Mark Abney, peanut entomologist at the University of Georgia, provided an overview of his work during the 2023 Georgia Peanut Tour. He receives the question many times from people asking, what does the peanut entomologist at University of Georgia do?
According to Abney, peanuts are not really any different than other agricultural commodities and the focus now is on sustainability.
“In order to be sustainable, you have to be profitable and insects threaten profitability right,” Abney says. “Insects in the field are going to eat the crop and they are either eating the leaves and we need leaves to make peanuts or they are eating the peanuts.”
At the end of the day, insects can cost growers money. Even though, Abney can find insects in almost every field in Georgia, the insects do not always need to be controlled. Some of the insects are pests while some of the insects are beneficial. In some cases, the insects present may be a pest but the population in the field may not warrant an insecticide application.

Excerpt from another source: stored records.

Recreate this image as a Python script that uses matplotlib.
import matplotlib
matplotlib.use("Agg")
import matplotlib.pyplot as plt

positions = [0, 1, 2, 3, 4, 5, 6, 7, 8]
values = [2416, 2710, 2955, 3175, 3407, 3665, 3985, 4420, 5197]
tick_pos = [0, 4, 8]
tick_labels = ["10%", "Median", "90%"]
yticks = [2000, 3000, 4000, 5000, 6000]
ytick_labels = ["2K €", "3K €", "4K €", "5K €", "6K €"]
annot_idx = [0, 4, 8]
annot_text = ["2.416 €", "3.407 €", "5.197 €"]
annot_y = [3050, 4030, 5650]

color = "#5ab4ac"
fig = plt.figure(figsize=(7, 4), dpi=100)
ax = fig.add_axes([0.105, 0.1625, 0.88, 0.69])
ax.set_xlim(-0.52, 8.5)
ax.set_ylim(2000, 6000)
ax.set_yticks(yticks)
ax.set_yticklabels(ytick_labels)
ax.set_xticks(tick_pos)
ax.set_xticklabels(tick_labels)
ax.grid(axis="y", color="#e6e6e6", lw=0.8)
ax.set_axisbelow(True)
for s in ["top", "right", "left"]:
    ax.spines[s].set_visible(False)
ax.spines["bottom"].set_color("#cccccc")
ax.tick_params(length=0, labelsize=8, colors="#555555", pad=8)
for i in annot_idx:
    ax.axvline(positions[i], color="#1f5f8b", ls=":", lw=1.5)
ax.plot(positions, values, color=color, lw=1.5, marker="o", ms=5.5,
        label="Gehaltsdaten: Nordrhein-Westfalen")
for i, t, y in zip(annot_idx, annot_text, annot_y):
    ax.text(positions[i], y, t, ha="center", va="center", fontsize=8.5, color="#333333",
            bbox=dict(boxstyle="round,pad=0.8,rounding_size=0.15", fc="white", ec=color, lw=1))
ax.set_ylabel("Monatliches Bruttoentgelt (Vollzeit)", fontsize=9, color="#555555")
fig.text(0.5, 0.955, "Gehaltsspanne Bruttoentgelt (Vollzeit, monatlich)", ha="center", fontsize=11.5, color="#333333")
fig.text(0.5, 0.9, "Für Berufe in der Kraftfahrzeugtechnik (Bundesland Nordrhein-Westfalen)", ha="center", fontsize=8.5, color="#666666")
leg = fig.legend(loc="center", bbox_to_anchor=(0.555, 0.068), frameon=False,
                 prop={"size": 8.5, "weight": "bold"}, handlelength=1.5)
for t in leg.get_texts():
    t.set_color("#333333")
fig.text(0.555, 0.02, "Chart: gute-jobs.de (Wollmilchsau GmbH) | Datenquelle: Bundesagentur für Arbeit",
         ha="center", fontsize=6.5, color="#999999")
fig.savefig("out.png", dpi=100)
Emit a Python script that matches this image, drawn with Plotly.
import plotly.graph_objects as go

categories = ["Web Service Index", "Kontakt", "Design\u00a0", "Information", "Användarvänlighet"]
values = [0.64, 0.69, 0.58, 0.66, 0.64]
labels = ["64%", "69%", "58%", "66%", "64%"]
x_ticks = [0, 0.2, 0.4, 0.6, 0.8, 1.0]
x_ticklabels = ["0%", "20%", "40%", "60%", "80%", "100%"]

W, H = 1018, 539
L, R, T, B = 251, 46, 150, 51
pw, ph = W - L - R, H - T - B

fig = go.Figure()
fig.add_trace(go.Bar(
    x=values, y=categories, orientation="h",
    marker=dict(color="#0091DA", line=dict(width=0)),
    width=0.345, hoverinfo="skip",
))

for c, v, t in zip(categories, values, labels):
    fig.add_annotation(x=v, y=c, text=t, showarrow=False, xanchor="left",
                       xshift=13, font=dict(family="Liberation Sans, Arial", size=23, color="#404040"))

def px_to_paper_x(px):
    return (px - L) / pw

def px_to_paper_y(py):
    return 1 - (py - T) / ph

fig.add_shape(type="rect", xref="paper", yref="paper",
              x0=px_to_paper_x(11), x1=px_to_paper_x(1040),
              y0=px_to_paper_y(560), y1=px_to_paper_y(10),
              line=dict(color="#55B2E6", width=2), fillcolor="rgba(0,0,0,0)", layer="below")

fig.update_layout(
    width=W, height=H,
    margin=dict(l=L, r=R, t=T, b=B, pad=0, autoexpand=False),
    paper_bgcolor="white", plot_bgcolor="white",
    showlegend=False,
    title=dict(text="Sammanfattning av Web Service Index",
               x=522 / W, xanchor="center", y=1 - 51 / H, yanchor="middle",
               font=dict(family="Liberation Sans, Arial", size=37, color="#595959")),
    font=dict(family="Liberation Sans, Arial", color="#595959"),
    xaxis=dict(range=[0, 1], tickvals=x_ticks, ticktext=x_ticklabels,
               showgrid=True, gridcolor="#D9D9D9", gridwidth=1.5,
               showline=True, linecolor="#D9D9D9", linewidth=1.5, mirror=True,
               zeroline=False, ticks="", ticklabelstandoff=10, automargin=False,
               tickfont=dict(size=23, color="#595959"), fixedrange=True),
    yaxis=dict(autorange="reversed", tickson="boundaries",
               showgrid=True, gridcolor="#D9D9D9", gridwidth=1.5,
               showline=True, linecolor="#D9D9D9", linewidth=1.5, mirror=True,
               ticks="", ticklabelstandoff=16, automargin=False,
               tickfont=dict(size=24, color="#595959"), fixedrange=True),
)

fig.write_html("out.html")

For growers, trying to manage insects can be troublesome. That is where Abney sees his role as the peanut entomologist in helping growers. Abney conducts research on the insects that occur in peanuts, develops thresholds and evaluates chemistry of products for insect management.
When Abney evaluates chemistry, he looks at the insecticides that are available, what works best, what is most economical to put on the peanut crop to manage the insect pests that farmers have so they can preserve yield and preserve profitability.
According to Abney, it is important for individuals to know that farmers don’t kill insects for fun. Farmers work to manage insects in their field and should use insecticides in crops when the insect pest is going to cause yield loss.
“If they’re going to cause yield loss that costs more than what it costs to kill them, then that’s the only time we should manage insect pests in the crop,” Abney says.
Every year is different in terms of insect and disease pressure and 2023 is no different. This production year started out cool and with thrips pressure and tomato spotted wilt virus. In August, farmers had caterpillars including velvet bean caterpillars come in the last few weeks of the growing season.
Abney’s research and extension program focuses on determining what the best products are, what the best tools are and what the best practices are to reduce the risk of insect injury and then control those insects or manage those insects when they do occur in the field.
So, when it gets right down to it the goal of my research and extension program is to understand the insect pests that are present and learn how to best manage them,” Abney says. “Then what can we do to manage them when they occur and then get that information out to our growers so that they can implement those practices on their farm and ultimately preserve yield and profitability.”